Fatih Birol, executive director of the International Energy Agency, warned that the energy crisis now is worse than during the 1970s, when measuring how many barrels of oil per day have been removed from the global market. In the ‘70s, oil prices nearly quadrupled leading to fuel rationing, lines around the block to buy gas and the birth of fuel-efficiency measures. 

“The single most important solution to this problem is opening up the Hormuz Strait,” Birol said at an event with the National Press Club of Australia. 

The apparent ultimatum to Iran — to open the Strait of Hormuz or else the U.S. will attack the country’s power grid — makes this week a potential turning point as the war nears its one-month mark. The near-total closure of the strait has already caused U.S. gasoline prices to surge by more than $1 over the past month, according to AAA. However, Iran has said it will retaliate against any attacks on its power plants. 

Why water supplies could be at risk

Iran’s army responded to the Trump administration by threatening to strike energy and water desalination infrastructure across the region. 

An Iranian state-affiliated news agency circulated a graphic showing power plants in the United Arab Emirates, Saudi Arabia, Qatar and Kuwait that could be targeted in retaliation for a U.S. attack on Iranian plants, Al Jazeera reported.

If Iran retaliates, “a large-scale electricity disruption becomes a water disruption,” said Gabriel Collins, a research fellow at the Baker Institute for Public Policy at Rice University. The arid region relies heavily on seawater desalination.

Desalination turns saltwater into drinking water. That process typically requires hundreds of megawatts of power, and desalination facilities are often located alongside power plants. 

The six Gulf states — Bahrain, Kuwait, Oman, Qatar, Saudi Arabia and the United Arab Emirates — operate more than 400 desalination plants. And Iran has already shown willingness to target its neighbors who cooperate with the U.S. and host its military bases. Iran may be more resilient because it has more robust groundwater supplies, which rely on pumps that can be powered by diesel generators if electricity is cut off. 

Attacks on water supplies create “enormous humanitarian consequences,” Colling told Straight Arrow News. “You could create really, really profound disruptions and a lot of human suffering.”

The risk of a cyber attack

Any escalation to direct attacks on power generation and water infrastructure also raises the spectre of cyberattacks in the U.S. — something Iran-affiliated groups have attempted in the past: In 2023, an Iranian group targeted a municipal water system in Aliquippa, Pennsylvania, because the system used Israeli software. 

“You have so many water systems all over the country,” Collins said. “There’s varying degrees of vulnerability.” 

The Cybersecurity and Infrastructure Security Agency (CISA), a division of the U.S. Department of Homeland Security tasked with safeguarding America’s infrastructure against cyber attacks, is currently affected by the partial government shutdown. Two-thirds of cybersecurity staff are furloughed, according to reporting by S&P Global. The publication also noted an uptick in attempted cyberattacks since the first U.S.-Israeli strike against Iran on Feb. 28.

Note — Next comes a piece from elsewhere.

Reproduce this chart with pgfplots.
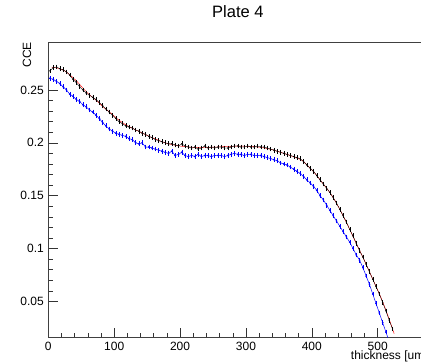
\documentclass[border=0pt]{standalone}
\usepackage{pgfplots}
\usepackage{pgfplotstable}
\pgfplotsset{compat=1.18}
\usepackage{fontspec}
\setmainfont{Liberation Sans}

\pgfplotstableread{
x y
2.5 0.268
7.5 0.271
12.5 0.2717
17.5 0.270
22.5 0.269
27.5 0.267
32.5 0.264
37.5 0.260
42.5 0.257
47.5 0.253
52.5 0.250
57.5 0.247
62.5 0.245
67.5 0.243
72.5 0.241
77.5 0.238
82.5 0.235
87.5 0.232
92.5 0.229
97.5 0.226
102.5 0.223
107.5 0.220
112.5 0.218
117.5 0.216
122.5 0.215
127.5 0.214
132.5 0.212
137.5 0.211
142.5 0.209
147.5 0.208
152.5 0.206
157.5 0.205
162.5 0.203
167.5 0.202
172.5 0.201
177.5 0.200
182.5 0.199
187.5 0.199
192.5 0.198
197.5 0.197
202.5 0.199
207.5 0.197
212.5 0.196
217.5 0.195
222.5 0.196
227.5 0.194
232.5 0.195
237.5 0.197
242.5 0.195
247.5 0.196
252.5 0.195
257.5 0.196
262.5 0.196
267.5 0.195
272.5 0.195
277.5 0.196
282.5 0.197
287.5 0.197
292.5 0.196
297.5 0.196
302.5 0.197
307.5 0.196
312.5 0.196
317.5 0.197
322.5 0.196
327.5 0.196
332.5 0.195
337.5 0.194
342.5 0.193
347.5 0.192
352.5 0.191
357.5 0.190
362.5 0.189
367.5 0.188
372.5 0.187
377.5 0.186
382.5 0.185
387.5 0.182
392.5 0.179
397.5 0.176
402.5 0.173
407.5 0.169
412.5 0.165
417.5 0.161
422.5 0.157
427.5 0.153
432.5 0.148
437.5 0.143
442.5 0.137
447.5 0.131
452.5 0.125
457.5 0.118
462.5 0.112
467.5 0.105
472.5 0.098
477.5 0.092
482.5 0.085
487.5 0.078
492.5 0.071
497.5 0.064
502.5 0.057
507.5 0.049
512.5 0.041
517.5 0.032
522.5 0.024
}\blacktab

\pgfplotstableread{
x y
2.5 0.261
7.5 0.260
12.5 0.258
17.5 0.256
22.5 0.253
27.5 0.250
32.5 0.246
37.5 0.244
42.5 0.241
47.5 0.239
52.5 0.236
57.5 0.234
62.5 0.231
67.5 0.229
72.5 0.226
77.5 0.223
82.5 0.219
87.5 0.216
92.5 0.213
97.5 0.211
102.5 0.209
107.5 0.208
112.5 0.207
117.5 0.206
122.5 0.204
127.5 0.203
132.5 0.200
137.5 0.199
142.5 0.200
147.5 0.196
152.5 0.196
157.5 0.195
162.5 0.194
167.5 0.193
172.5 0.192
177.5 0.191
182.5 0.190
187.5 0.192
192.5 0.188
197.5 0.189
202.5 0.191
207.5 0.188
212.5 0.187
217.5 0.188
222.5 0.187
227.5 0.189
232.5 0.187
237.5 0.188
242.5 0.188
247.5 0.187
252.5 0.188
257.5 0.188
262.5 0.188
267.5 0.187
272.5 0.188
277.5 0.189
282.5 0.190
287.5 0.189
292.5 0.189
297.5 0.188
302.5 0.189
307.5 0.189
312.5 0.188
317.5 0.188
322.5 0.188
327.5 0.187
332.5 0.186
337.5 0.185
342.5 0.184
347.5 0.183
352.5 0.181
357.5 0.180
362.5 0.179
367.5 0.177
372.5 0.175
377.5 0.173
382.5 0.171
387.5 0.168
392.5 0.165
397.5 0.162
402.5 0.159
407.5 0.155
412.5 0.150
417.5 0.146
422.5 0.141
427.5 0.136
432.5 0.131
437.5 0.126
442.5 0.121
447.5 0.116
452.5 0.111
457.5 0.106
462.5 0.100
467.5 0.094
472.5 0.089
477.5 0.082
482.5 0.074
487.5 0.066
492.5 0.057
497.5 0.048
502.5 0.039
507.5 0.030
512.5 0.021
517.5 0.012
}\bluetab

\pgfplotstableread{
x y
5 0.2715
15 0.2705
25 0.268
35 0.263
45 0.257
55 0.250
65 0.244
75 0.239
85 0.233
95 0.228
105 0.2225
115 0.218
125 0.2145
135 0.2115
145 0.2085
155 0.2055
165 0.203
175 0.2005
185 0.1987
195 0.1975
205 0.1965
215 0.196
225 0.1955
235 0.1955
245 0.1957
255 0.196
265 0.1963
275 0.1966
285 0.1968
295 0.1968
305 0.1966
315 0.1962
325 0.1955
335 0.1942
345 0.1925
355 0.1905
365 0.1885
375 0.1862
385 0.1835
395 0.1775
405 0.171
415 0.163
425 0.155
435 0.1455
445 0.134
455 0.1215
465 0.108
475 0.095
485 0.0815
495 0.0675
505 0.0535
515 0.0375
525 0.0195
}\fittab

\begin{document}
\begin{tikzpicture}
\begin{axis}[
  at={(0,0)}, anchor=south west,
  scale only axis,
  width=374bp, height=295.7bp,
  xmin=0, xmax=567.7,
  ymin=0.0157, ymax=0.2953,
  xtick={0,100,200,300,400,500},
  ytick={0.05,0.1,0.15,0.2,0.25},
  minor x tick num=4,
  minor y tick num=4,
  tick align=inside,
  xtick pos=bottom, ytick pos=left,
  major tick length=10bp,
  minor tick length=5bp,
  tick style={line width=0.5pt, black!80},
  axis line style={line width=0.6pt, black!75},
  /pgf/number format/assume math mode=true,
  ticklabel style={font=\fontsize{12bp}{14bp}\selectfont},
  xticklabel style={yshift=-1bp},
  yticklabel style={xshift=-1bp},
  scaled y ticks=false,
  yticklabel style={/pgf/number format/fixed},
  title={Plate 4},
  title style={at={(axis description cs:0.507,1)}, anchor=base, yshift=18.7bp, inner sep=0pt, font=\fontsize{16.5bp}{18bp}\selectfont},
  xlabel={thickness [um]},
  xlabel style={at={(axis description cs:0.8086,0)}, anchor=base west, yshift=-21.5bp, inner sep=0pt, font=\fontsize{12bp}{14bp}\selectfont},
  ylabel={CCE},
  ylabel style={at={(axis description cs:-0.057,1)}, rotate=0, anchor=east, inner sep=0pt, font=\fontsize{12bp}{14bp}\selectfont},
]
\addplot[blue, line width=0.5pt, mark=*, mark size=0.6pt,
  error bars/.cd, y dir=both, y fixed=0.0012,
  error bar style={blue, line width=0.35pt},
  error mark options={blue, mark size=1.1pt, line width=0.35pt}] table[x=x,y=y] {\bluetab};
\addplot[red, line width=0.45pt, smooth, no marks] table[x=x,y=y] {\fittab};
\addplot[black, line width=0.35pt, mark=*, mark size=0.45pt,
  error bars/.cd, y dir=both, y fixed=0.0012,
  error bar style={black, line width=0.35pt},
  error mark options={black, mark size=1.1pt, line width=0.35pt}] table[x=x,y=y] {\blacktab};
\end{axis}
\pgfresetboundingbox
\useasboundingbox (-48.3bp,-24.3bp) rectangle (372.7bp,337.7bp);
\end{tikzpicture}
\end{document}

CISA continues to operate a 24-hour operations center and respond to imminent threats, but it has halted proactive work, according to officials cited by S&P Global.

The partial shutdown comes after more than a third of CISA’s workforce was either laid off or took buyouts last year.

“We were already under capacity relative to the threats that we face,” Collins said. “What’s happened over the last 15 months has only exacerbated that.” 

Collins added that the exact level of risk is difficult to determine, but it’s safe to assume that U.S. infrastructure — both water and power systems — have some vulnerabilities, and it’s not worth putting those to a “live test.” Cybersecurity is a crucial need at this particular moment, he told SAN. 

“The appropriate direction is one where you invest in this as an insurance policy for the security of all Americans,” Collins said.